Think of it this way. The battery is a sort of pump which uses chemical energy to give a push to electrons, pushing them toward the negative terminal. If you connect one negative terminal to the next positive terminal, the second battery will give the electrons a further push in the same direction.
Just putting the ends of two batteries together is insufficient to make a circuit, short or otherwise. In a circuit, current needs to travel around in a loop. You certainly can make a short circuit if you connect a wire (without a light bulb) from the positive end of your two-battery series combination back around to the negative end of the other battery. The voltages of the two batteries add in series, but the wire, since it conducts electricity with little resistance, forces the voltages of the two ends to be the same.
(republished on 07/13/06)
Recently you answered a question of a reader titled: Series Batteries. If you dont mind, I add the following:
The chemical interaction in a bettery creates an electric field, which results in sucking electrons from the positive end and pushing out electrons to the negative end.
These battery ends are made of small metals; they can give or recieve only so much electrons (known as "electron affinity"). Hence, the chemical reaction comes to a halt -- this is similar to a person sucking or blwoing air from/into a bottle which comes to a halt after a certain time, depending on the size of the bottle and the strength of the person.

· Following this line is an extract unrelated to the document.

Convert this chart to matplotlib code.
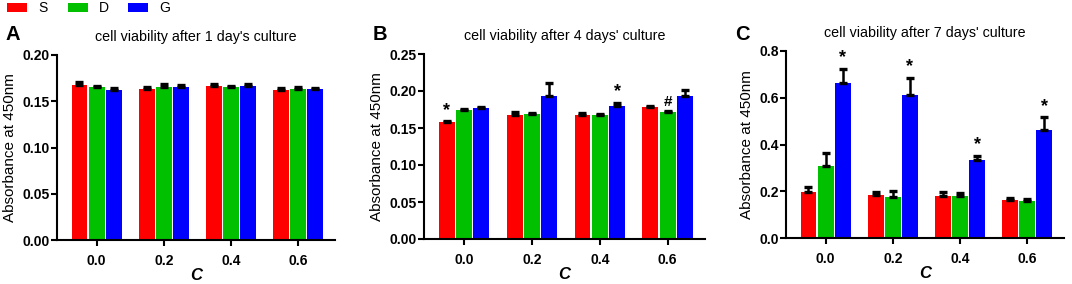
import numpy as np
import matplotlib.pyplot as plt
from matplotlib.patches import Rectangle

plt.rcParams['font.family'] = ['Liberation Sans', 'DejaVu Sans']

groups = ['0.0', '0.2', '0.4', '0.6']
series = ['S', 'D', 'G']
colors = ['#FF0000', '#00C000', '#0000FF']

# day 1
d1_mean = {'S': [0.168, 0.1636, 0.166, 0.1618],
           'D': [0.165, 0.1654, 0.1654, 0.1636],
           'G': [0.1625, 0.165, 0.166, 0.163]}
d1_err = {'S': [0.0025, 0.0015, 0.0025, 0.002],
          'D': [0.002, 0.0035, 0.0015, 0.0015],
          'G': [0.0017, 0.0026, 0.0025, 0.0017]}
# day 4
d4_mean = {'S': [0.1575, 0.168, 0.168, 0.1778],
           'D': [0.1746, 0.1683, 0.167, 0.171],
           'G': [0.1764, 0.1931, 0.1796, 0.193]}
d4_err = {'S': [0.0017, 0.0042, 0.0017, 0.0017],
          'D': [0.0017, 0.0014, 0.0014, 0.002],
          'G': [0.0017, 0.0176, 0.0045, 0.009]}
# day 7
d7_mean = {'S': [0.195, 0.182, 0.180, 0.162],
           'D': [0.308, 0.175, 0.178, 0.160],
           'G': [0.661, 0.611, 0.334, 0.462]}
d7_err = {'S': [0.024, 0.014, 0.017, 0.007],
          'D': [0.056, 0.024, 0.014, 0.005],
          'G': [0.064, 0.075, 0.018, 0.054]}

# (series, group index, mark)
d4_marks = [('S', 0, '*'), ('G', 2, '*'), ('D', 3, '#')]
d7_marks = [('G', 0, '*'), ('G', 1, '*'), ('G', 2, '*'), ('G', 3, '*')]

titles = ["cell viability after 1 day's culture",
          "cell viability after 4 days' culture",
          "cell viability after 7 days' culture"]
letters = ['A', 'B', 'C']
ylims = [(0, 0.20), (0, 0.25), (0, 0.8)]
yticks = [np.arange(0, 0.201, 0.05), np.arange(0, 0.251, 0.05), np.arange(0, 0.81, 0.2)]
yfmt = ['{:.2f}', '{:.2f}', '{:.1f}']

W, H = 1072, 284
fig = plt.figure(figsize=(W / 100, H / 100), dpi=100)

# axes boxes in pixels: left, right, top, bottom
boxes = [(57, 335, 55, 240), (424, 705, 54, 239), (786, 1064, 51, 238)]

datasets = [(d1_mean, d1_err, []), (d4_mean, d4_err, d4_marks), (d7_mean, d7_err, d7_marks)]

x = np.arange(len(groups))
bw = 0.235
step = 0.255

for i, (box, (means, errs, marks)) in enumerate(zip(boxes, datasets)):
    l, r, t, b = box
    ax = fig.add_axes([l / W, 1 - b / H, (r - l) / W, (b - t) / H])
    for j, s in enumerate(series):
        xpos = x + (j - 1) * step
        ax.bar(xpos, means[s], width=bw, color=colors[j], zorder=2)
        ax.errorbar(xpos, means[s], yerr=[np.zeros(4), errs[s]], fmt='none',
                    ecolor='black', elinewidth=1.8, capsize=3.2, capthick=2.4, zorder=3)
    for s, g, m in marks:
        j = series.index(s)
        ytop = means[s][g] + errs[s][g]
        ax.text(x[g] + (j - 1) * step, ytop + 0.012 * ylims[i][1], m, ha='center', va='bottom',
                fontsize=13 if m == '*' else 11, fontweight='bold')
    ax.set_xlim(-0.59, 3.55)
    ax.set_ylim(*ylims[i])
    ax.set_yticks(yticks[i])
    ax.set_yticklabels([yfmt[i].format(v) for v in yticks[i]])
    ax.set_xticks(x)
    ax.set_xticklabels(groups)
    for lab in ax.get_xticklabels() + ax.get_yticklabels():
        lab.set_fontweight('bold')
        lab.set_fontsize(10)
    ax.spines['top'].set_visible(False)
    ax.spines['right'].set_visible(False)
    ax.spines['left'].set_linewidth(1.5)
    ax.spines['bottom'].set_linewidth(1.5)
    ax.tick_params(axis='both', width=1.5, length=4, pad=1)
    ax.tick_params(axis='x', pad=6)
    ax.set_ylabel('Absorbance at 450nm', fontsize=11, labelpad=4)
    ax.set_xlabel('C', fontsize=12, fontstyle='italic', fontweight='bold', labelpad=0)
    ax.set_title(titles[i], fontsize=10.3, pad=10)
    fig.text((l - 51) / W, 1 - 34 / H, letters[i], fontsize=14.5, fontweight='bold',
             ha='left', va='center')

# legend row at the top left
leg_x = [7, 68, 128]
for j, s in enumerate(series):
    fig.patches.append(Rectangle((leg_x[j] / W, 1 - 12 / H), 20 / W, 9 / H,
                                 transform=fig.transFigure, facecolor=colors[j],
                                 edgecolor='none'))
    fig.text((leg_x[j] + 31) / W, 1 - 8 / H, s, fontsize=10, ha='left', va='center')

fig.savefig('out.png', dpi=100)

When you connect the battery ends to a capacitor, the plates of the capacitor provide additional pieces of metal from/to which the battery extracts/pushes more electrons -- hence the electron current flows a while and, when the capacity (the elctron affinity) of the capcitor is reached, comes to a stop. This is one way of creating a current -- by increasing the capacity.
Another way is by increasing the electric field. This happens -- as the reader had mentioned -- when you connect two batteries in a series, which causes stronger electric field (stronger sucking and pushing force) to suck/push more electrons from/to the FAR ends of the pair of batteries.
In both of these methods the circuit is not complete -- the far ends are not connected. And, as explained above, the current comes to an end.
A third way, is to connect the ends (i.e., to complete the circuit) through a wire or a resitance such as a light bulb. Now, the sucking from the positive end continues through the wire until it reaches the negative end -- which is glad to give away electrons which were pushed into it. The negative end is re-supplied electrons by the chemical interaction inside the battery which, in turn, receives electrons from the positive end.
This symbiotic trade of electrons between the positve and the negative ends, made possible through the channel of wire, continues until all the chemicals in the battery have reacted themselves into inert salts, which we call: dead battery.
Hence, (the ends of) a live battery, is in a meta-stable balance: it is waiting for an opportunity for converting its (chemical) potential energy into heat energy -- the law of entropy.